Er ist nicht allein mit seinem AfD-Flirt. Auch das sehr
aktive CDU-Mitglied Maaßen sieht es so und die Ost-Landesverbände kooperieren
in den Parlamenten ohnehin schon mit den Angebräunten.
[…..][…..] Die Partei ist zerstritten und
fürchtet den Machtverlust. In drei Bundesländern - Sachsen, Brandenburg und
Thüringen - stehen diesen Herbst Landtagswahlen an. Die CDU muss mit Verlusten
rechnen, könnte gar hinter die AfD zurückfallen. […..] Der Stimmenverlust und die mangelnden Koalitionsoptionen bringen die
Grundsatzfrage auf, wie es in der CDU nach der Ära Merkel weitergeht - und zwar
vor allem, was den Umgang mit der AfD angeht.
Die zwei Fraktionsvizes im Magdeburger Landtag, Ulrich Thomas und
Lars-Jörn Zimmer, machen sich mit einem internen Papier Luft über die
verfahrene Situation. Das neunseitige Papier mit dem Titel "Denkschrift"
liegt dem SPIEGEL vor.
[…..] Angesichts der bevorstehenden Rezession
müssten "Herkunft und Erhalt des Wohlstandes" wieder stärker
thematisiert werden. Deshalb sei es an der CDU, das "Soziale mit dem
Nationalen zu versöhnen", schreiben sie. "Nationale Identität, Stolz
und Heimatverbundenheit" seien die Grundlage der Gesellschaft. Man habe
versäumt, die Sehnsucht nach Heimat nicht verteidigt zu haben.

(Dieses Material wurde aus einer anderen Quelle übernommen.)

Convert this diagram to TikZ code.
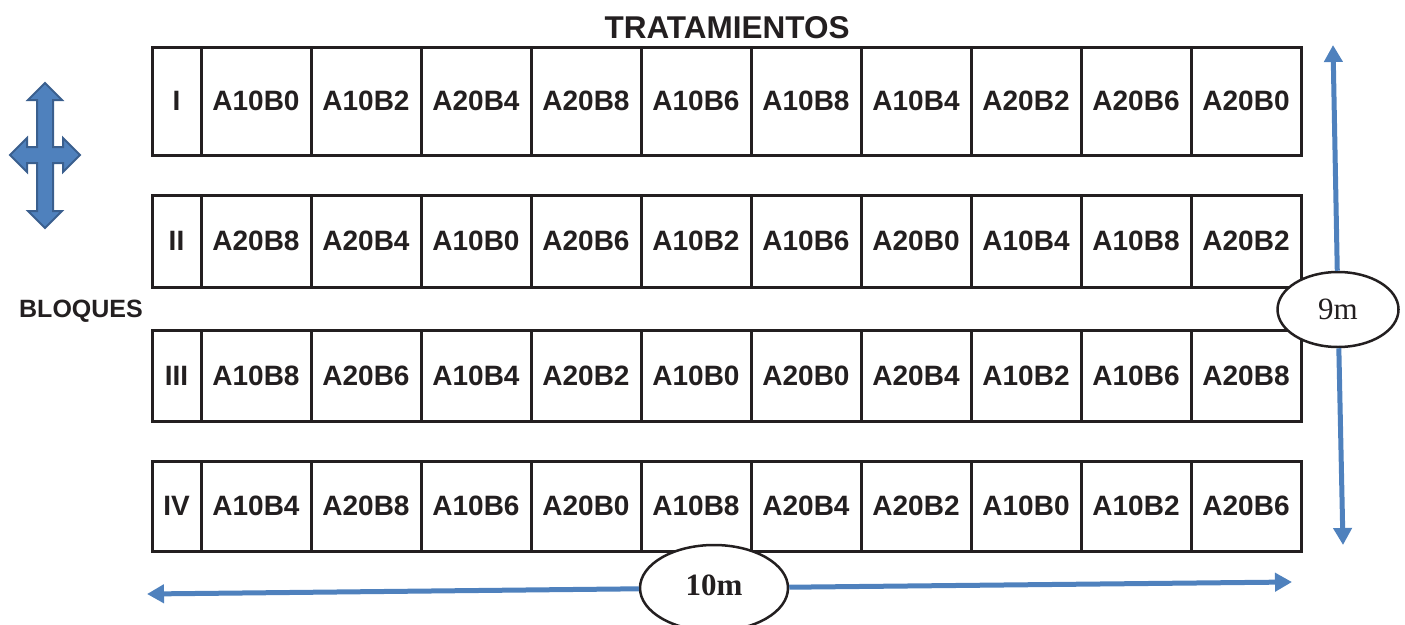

Die Flüchtlingspolitik der EU
und des Bundes seien gescheitert. "Ungesteuerte Migration" habe eine
"Zunahme an neuer brutaler Kriminalität" zur Folge. […..]
Der Effekt ist immer gleich: Je stärker sich die CDU an die
AfD heranwanzt, desto schwächer wird die CDU und desto stärker die AfD.